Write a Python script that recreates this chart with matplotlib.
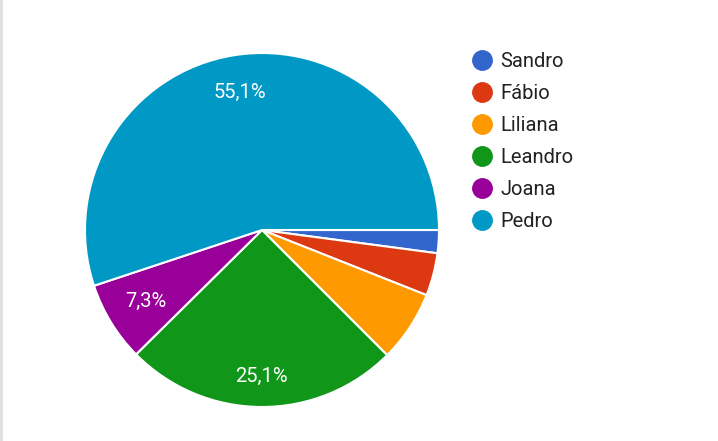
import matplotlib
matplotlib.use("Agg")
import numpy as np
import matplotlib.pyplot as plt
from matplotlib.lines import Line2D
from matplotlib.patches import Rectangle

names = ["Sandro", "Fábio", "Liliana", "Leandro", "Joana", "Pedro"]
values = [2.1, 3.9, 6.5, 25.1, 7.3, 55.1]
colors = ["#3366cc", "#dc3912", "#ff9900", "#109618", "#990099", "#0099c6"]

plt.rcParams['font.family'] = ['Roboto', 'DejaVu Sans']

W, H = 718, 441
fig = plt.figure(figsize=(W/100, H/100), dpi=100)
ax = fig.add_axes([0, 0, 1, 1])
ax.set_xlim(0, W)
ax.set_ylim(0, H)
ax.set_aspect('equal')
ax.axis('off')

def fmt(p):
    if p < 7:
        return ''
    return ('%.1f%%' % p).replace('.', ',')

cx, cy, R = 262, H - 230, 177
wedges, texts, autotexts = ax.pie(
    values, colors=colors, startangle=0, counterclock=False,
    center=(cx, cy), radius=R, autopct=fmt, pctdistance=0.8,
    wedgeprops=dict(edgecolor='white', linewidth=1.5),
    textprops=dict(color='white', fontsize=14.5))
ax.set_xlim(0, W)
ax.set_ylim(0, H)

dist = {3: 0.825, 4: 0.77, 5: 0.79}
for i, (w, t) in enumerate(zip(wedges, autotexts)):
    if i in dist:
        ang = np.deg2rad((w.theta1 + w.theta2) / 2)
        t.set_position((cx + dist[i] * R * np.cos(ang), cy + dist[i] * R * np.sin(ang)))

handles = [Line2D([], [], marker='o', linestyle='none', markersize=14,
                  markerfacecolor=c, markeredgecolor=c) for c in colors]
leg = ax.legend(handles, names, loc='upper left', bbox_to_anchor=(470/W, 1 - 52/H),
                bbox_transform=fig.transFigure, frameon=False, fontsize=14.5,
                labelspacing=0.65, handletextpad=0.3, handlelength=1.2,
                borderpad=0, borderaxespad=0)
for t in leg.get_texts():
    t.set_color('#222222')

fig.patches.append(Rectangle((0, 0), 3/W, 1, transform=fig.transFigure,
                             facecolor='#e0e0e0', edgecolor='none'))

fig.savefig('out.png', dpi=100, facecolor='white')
•••
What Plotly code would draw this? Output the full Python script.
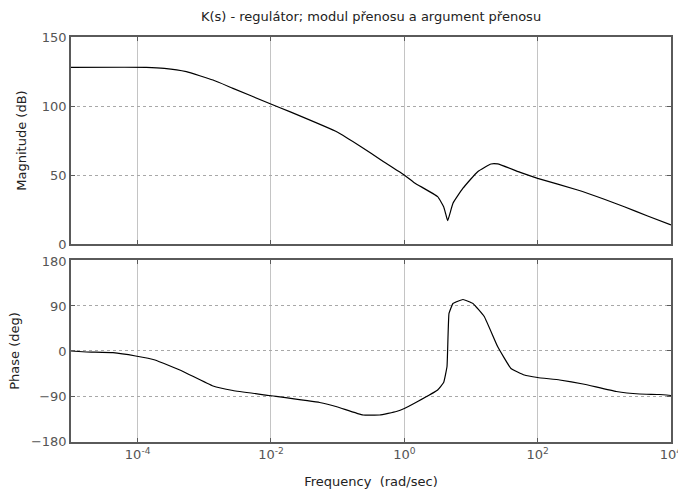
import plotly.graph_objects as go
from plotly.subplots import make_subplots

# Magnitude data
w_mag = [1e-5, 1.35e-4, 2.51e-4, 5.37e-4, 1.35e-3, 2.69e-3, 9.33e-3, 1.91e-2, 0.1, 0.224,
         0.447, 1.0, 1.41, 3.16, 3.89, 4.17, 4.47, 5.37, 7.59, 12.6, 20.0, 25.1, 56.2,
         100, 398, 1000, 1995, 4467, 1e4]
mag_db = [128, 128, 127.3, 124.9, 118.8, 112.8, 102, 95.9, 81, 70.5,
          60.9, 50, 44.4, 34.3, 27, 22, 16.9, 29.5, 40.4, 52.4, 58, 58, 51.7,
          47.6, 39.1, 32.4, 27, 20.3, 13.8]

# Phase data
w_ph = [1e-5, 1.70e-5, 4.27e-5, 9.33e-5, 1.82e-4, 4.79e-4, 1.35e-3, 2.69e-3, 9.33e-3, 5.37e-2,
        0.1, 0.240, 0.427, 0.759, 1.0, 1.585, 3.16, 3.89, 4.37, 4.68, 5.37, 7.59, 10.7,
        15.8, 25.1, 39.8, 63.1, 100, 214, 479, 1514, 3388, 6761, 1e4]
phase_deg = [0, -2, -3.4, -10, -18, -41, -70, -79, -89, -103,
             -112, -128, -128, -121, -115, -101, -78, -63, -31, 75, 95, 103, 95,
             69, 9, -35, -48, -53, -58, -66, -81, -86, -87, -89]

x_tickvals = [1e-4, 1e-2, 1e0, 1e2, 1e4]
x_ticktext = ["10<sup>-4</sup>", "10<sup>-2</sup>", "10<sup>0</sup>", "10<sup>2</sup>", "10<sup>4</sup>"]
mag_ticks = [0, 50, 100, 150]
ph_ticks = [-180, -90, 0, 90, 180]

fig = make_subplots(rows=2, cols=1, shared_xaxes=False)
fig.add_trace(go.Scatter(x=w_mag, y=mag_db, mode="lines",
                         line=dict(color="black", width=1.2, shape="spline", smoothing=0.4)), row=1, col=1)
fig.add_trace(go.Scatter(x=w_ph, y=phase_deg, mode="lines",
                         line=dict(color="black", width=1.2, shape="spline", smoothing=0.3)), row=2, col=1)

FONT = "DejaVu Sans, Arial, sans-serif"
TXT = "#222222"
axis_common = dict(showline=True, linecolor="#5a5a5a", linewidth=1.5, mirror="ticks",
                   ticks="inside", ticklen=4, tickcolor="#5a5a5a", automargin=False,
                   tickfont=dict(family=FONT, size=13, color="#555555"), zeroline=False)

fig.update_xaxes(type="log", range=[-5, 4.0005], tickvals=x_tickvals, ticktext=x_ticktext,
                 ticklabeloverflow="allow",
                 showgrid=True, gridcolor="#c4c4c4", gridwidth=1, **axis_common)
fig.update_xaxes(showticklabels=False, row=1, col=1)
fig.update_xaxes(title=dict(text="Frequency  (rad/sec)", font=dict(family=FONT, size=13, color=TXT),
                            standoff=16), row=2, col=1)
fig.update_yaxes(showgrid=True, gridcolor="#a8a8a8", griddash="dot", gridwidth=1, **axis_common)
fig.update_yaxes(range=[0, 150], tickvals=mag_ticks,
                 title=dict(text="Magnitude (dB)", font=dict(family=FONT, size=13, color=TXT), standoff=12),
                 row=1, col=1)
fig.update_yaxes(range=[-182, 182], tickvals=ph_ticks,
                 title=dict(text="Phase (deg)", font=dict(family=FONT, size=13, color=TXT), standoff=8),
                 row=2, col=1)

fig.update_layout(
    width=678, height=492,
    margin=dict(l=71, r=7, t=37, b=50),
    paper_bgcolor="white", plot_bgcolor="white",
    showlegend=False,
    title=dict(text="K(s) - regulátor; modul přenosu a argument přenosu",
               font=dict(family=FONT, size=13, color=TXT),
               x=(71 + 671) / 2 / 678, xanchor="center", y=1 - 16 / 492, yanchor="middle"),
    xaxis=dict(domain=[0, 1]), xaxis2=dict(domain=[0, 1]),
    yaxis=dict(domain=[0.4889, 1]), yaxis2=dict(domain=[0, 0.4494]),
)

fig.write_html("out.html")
•••
(Set exercise): In the records above, how many lines contain the word "script"? Give the number alone.

(Answer): 2